== Data excerpt ==
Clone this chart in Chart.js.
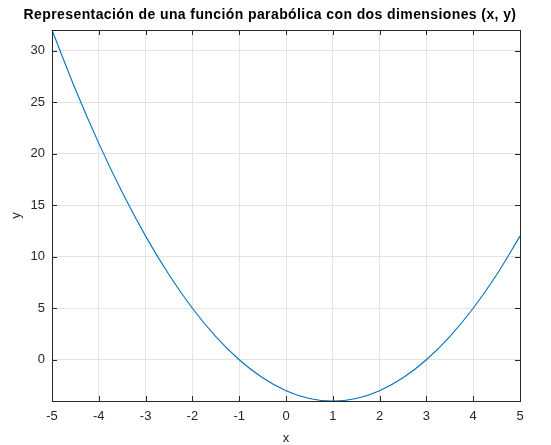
<!DOCTYPE html>
<html>
<head>
<meta charset="utf-8">
<script src="https://cdn.jsdelivr.net/npm/chart.js@4/dist/chart.umd.min.js"></script>
<style>
  html, body { margin: 0; padding: 0; background: #fff; }
  #wrap { width: 551px; height: 445px; }
</style>
</head>
<body>
<div id="wrap"><canvas id="chart" width="551" height="445"></canvas></div>
<script>
"use strict"

// values
const xValues = [-5, -4.5, -4, -3.5, -3, -2.5, -2, -1.5, -1, -0.5, 0, 0.5, 1, 1.5, 2, 2.5, 3, 3.5, 4, 4.5, 5];
const yValues = [32, 26.25, 21, 16.25, 12, 8.25, 5, 2.25, 0, -1.75, -3, -3.75, -4, -3.75, -3, -1.75, 0, 2.25, 5, 8.25, 12];
const xTicks = [-5, -4, -3, -2, -1, 0, 1, 2, 3, 4, 5];
const yTicks = [0, 5, 10, 15, 20, 25, 30];
const titleText = 'Representación de una función parabólica con dos dimensiones (x, y)';

const axisColor = '#262626';
const fontFamily = '"Liberation Sans", Arial, Helvetica, sans-serif';

// title is drawn by hand so it can sit a bit off the plot centre like the original
const titlePlugin = {
    id: 'pageTitle',
    afterDraw(chart) {
        const ctx = chart.ctx;
        ctx.save();
        ctx.font = 'bold 14px ' + fontFamily;
        ctx.letterSpacing = '0.4px';
        ctx.fillStyle = '#000';
        ctx.textAlign = 'center';
        ctx.textBaseline = 'middle';
        ctx.fillText(titleText, 270, 15);
        ctx.restore();
    }
};

// box round the axes with inward ticks on all four sides
const boxPlugin = {
    id: 'box',
    afterDatasetsDraw(chart) {
        const ctx = chart.ctx;
        const a = chart.chartArea;
        const xs = chart.scales.x;
        const ys = chart.scales.y;
        const len = 5;
        ctx.save();
        ctx.strokeStyle = axisColor;
        ctx.lineWidth = 1;
        ctx.beginPath();
        xTicks.forEach(v => {
            const px = Math.round(xs.getPixelForValue(v)) + 0.5;
            ctx.moveTo(px, a.bottom); ctx.lineTo(px, a.bottom - len);
            ctx.moveTo(px, a.top); ctx.lineTo(px, a.top + len);
        });
        yTicks.forEach(v => {
            const py = Math.round(ys.getPixelForValue(v)) + 0.5;
            ctx.moveTo(a.left, py); ctx.lineTo(a.left + len, py);
            ctx.moveTo(a.right, py); ctx.lineTo(a.right - len, py);
        });
        ctx.stroke();
        ctx.strokeRect(Math.round(a.left) + 0.5, Math.round(a.top) + 0.5,
            Math.round(a.right - a.left), Math.round(a.bottom - a.top));
        ctx.restore();
    }
};

const points = xValues.map((x, i) => ({ x: x, y: yValues[i] }));

new Chart(document.getElementById('chart'), {
    type: 'scatter',
    data: {
        datasets: [{
            data: points,
            showLine: true,
            borderColor: '#0072BD',
            borderWidth: 1.1,
            pointRadius: 0,
            cubicInterpolationMode: 'monotone',
            clip: false
        }]
    },
    options: {
        responsive: false,
        animation: false,
        layout: { padding: { left: 0, right: 31, top: 30, bottom: 0 } },
        plugins: {
            legend: { display: false },
            tooltip: { enabled: false },
            title: { display: false }
        },
        scales: {
            x: {
                type: 'linear',
                min: -5,
                max: 5,
                afterBuildTicks: s => { s.ticks = xTicks.map(v => ({ value: v })); },
                afterFit: s => { s.height = 44; },
                grid: { color: '#e3e3e3', drawTicks: false },
                border: { display: false },
                ticks: { color: axisColor, padding: 8, font: { family: fontFamily, size: 13 } },
                title: {
                    display: true, text: 'x', color: axisColor,
                    font: { family: fontFamily, size: 13 }, padding: { top: 0, bottom: -1 }
                }
            },
            y: {
                type: 'linear',
                min: -4,
                max: 32,
                afterBuildTicks: s => { s.ticks = yTicks.map(v => ({ value: v })); },
                afterFit: s => { s.width = 52; },
                grid: { color: '#e3e3e3', drawTicks: false },
                border: { display: false },
                ticks: { color: axisColor, padding: 7, font: { family: fontFamily, size: 13 } },
                title: {
                    display: true, text: 'y', color: axisColor,
                    font: { family: fontFamily, size: 13 }, padding: { top: 8.5, bottom: 0 }
                }
            }
        }
    },
    plugins: [boxPlugin, titlePlugin]
});
</script>
</body>
</html>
===
* What this task involves:
Give the data again exactly as written, with all pictures left out.

* Response to the task:
Clone this chart in Chart.js.
<!DOCTYPE html>
<html>
<head>
<meta charset="utf-8">
<script src="https://cdn.jsdelivr.net/npm/chart.js@4/dist/chart.umd.min.js"></script>
<style>
  html, body { margin: 0; padding: 0; background: #fff; }
  #wrap { width: 551px; height: 445px; }
</style>
</head>
<body>
<div id="wrap"><canvas id="chart" width="551" height="445"></canvas></div>
<script>
"use strict"

// values
const xValues = [-5, -4.5, -4, -3.5, -3, -2.5, -2, -1.5, -1, -0.5, 0, 0.5, 1, 1.5, 2, 2.5, 3, 3.5, 4, 4.5, 5];
const yValues = [32, 26.25, 21, 16.25, 12, 8.25, 5, 2.25, 0, -1.75, -3, -3.75, -4, -3.75, -3, -1.75, 0, 2.25, 5, 8.25, 12];
const xTicks = [-5, -4, -3, -2, -1, 0, 1, 2, 3, 4, 5];
const yTicks = [0, 5, 10, 15, 20, 25, 30];
const titleText = 'Representación de una función parabólica con dos dimensiones (x, y)';

const axisColor = '#262626';
const fontFamily = '"Liberation Sans", Arial, Helvetica, sans-serif';

// title is drawn by hand so it can sit a bit off the plot centre like the original
const titlePlugin = {
    id: 'pageTitle',
    afterDraw(chart) {
        const ctx = chart.ctx;
        ctx.save();
        ctx.font = 'bold 14px ' + fontFamily;
        ctx.letterSpacing = '0.4px';
        ctx.fillStyle = '#000';
        ctx.textAlign = 'center';
        ctx.textBaseline = 'middle';
        ctx.fillText(titleText, 270, 15);
        ctx.restore();
    }
};

// box round the axes with inward ticks on all four sides
const boxPlugin = {
    id: 'box',
    afterDatasetsDraw(chart) {
        const ctx = chart.ctx;
        const a = chart.chartArea;
        const xs = chart.scales.x;
        const ys = chart.scales.y;
        const len = 5;
        ctx.save();
        ctx.strokeStyle = axisColor;
        ctx.lineWidth = 1;
        ctx.beginPath();
        xTicks.forEach(v => {
            const px = Math.round(xs.getPixelForValue(v)) + 0.5;
            ctx.moveTo(px, a.bottom); ctx.lineTo(px, a.bottom - len);
            ctx.moveTo(px, a.top); ctx.lineTo(px, a.top + len);
        });
        yTicks.forEach(v => {
            const py = Math.round(ys.getPixelForValue(v)) + 0.5;
            ctx.moveTo(a.left, py); ctx.lineTo(a.left + len, py);
            ctx.moveTo(a.right, py); ctx.lineTo(a.right - len, py);
        });
        ctx.stroke();
        ctx.strokeRect(Math.round(a.left) + 0.5, Math.round(a.top) + 0.5,
            Math.round(a.right - a.left), Math.round(a.bottom - a.top));
        ctx.restore();
    }
};

const points = xValues.map((x, i) => ({ x: x, y: yValues[i] }));

new Chart(document.getElementById('chart'), {
    type: 'scatter',
    data: {
        datasets: [{
            data: points,
            showLine: true,
            borderColor: '#0072BD',
            borderWidth: 1.1,
            pointRadius: 0,
            cubicInterpolationMode: 'monotone',
            clip: false
        }]
    },
    options: {
        responsive: false,
        animation: false,
        layout: { padding: { left: 0, right: 31, top: 30, bottom: 0 } },
        plugins: {
            legend: { display: false },
            tooltip: { enabled: false },
            title: { display: false }
        },
        scales: {
            x: {
                type: 'linear',
                min: -5,
                max: 5,
                afterBuildTicks: s => { s.ticks = xTicks.map(v => ({ value: v })); },
                afterFit: s => { s.height = 44; },
                grid: { color: '#e3e3e3', drawTicks: false },
                border: { display: false },
                ticks: { color: axisColor, padding: 8, font: { family: fontFamily, size: 13 } },
                title: {
                    display: true, text: 'x', color: axisColor,
                    font: { family: fontFamily, size: 13 }, padding: { top: 0, bottom: -1 }
                }
            },
            y: {
                type: 'linear',
                min: -4,
                max: 32,
                afterBuildTicks: s => { s.ticks = yTicks.map(v => ({ value: v })); },
                afterFit: s => { s.width = 52; },
                grid: { color: '#e3e3e3', drawTicks: false },
                border: { display: false },
                ticks: { color: axisColor, padding: 7, font: { family: fontFamily, size: 13 } },
                title: {
                    display: true, text: 'y', color: axisColor,
                    font: { family: fontFamily, size: 13 }, padding: { top: 8.5, bottom: 0 }
                }
            }
        }
    },
    plugins: [boxPlugin, titlePlugin]
});
</script>
</body>
</html>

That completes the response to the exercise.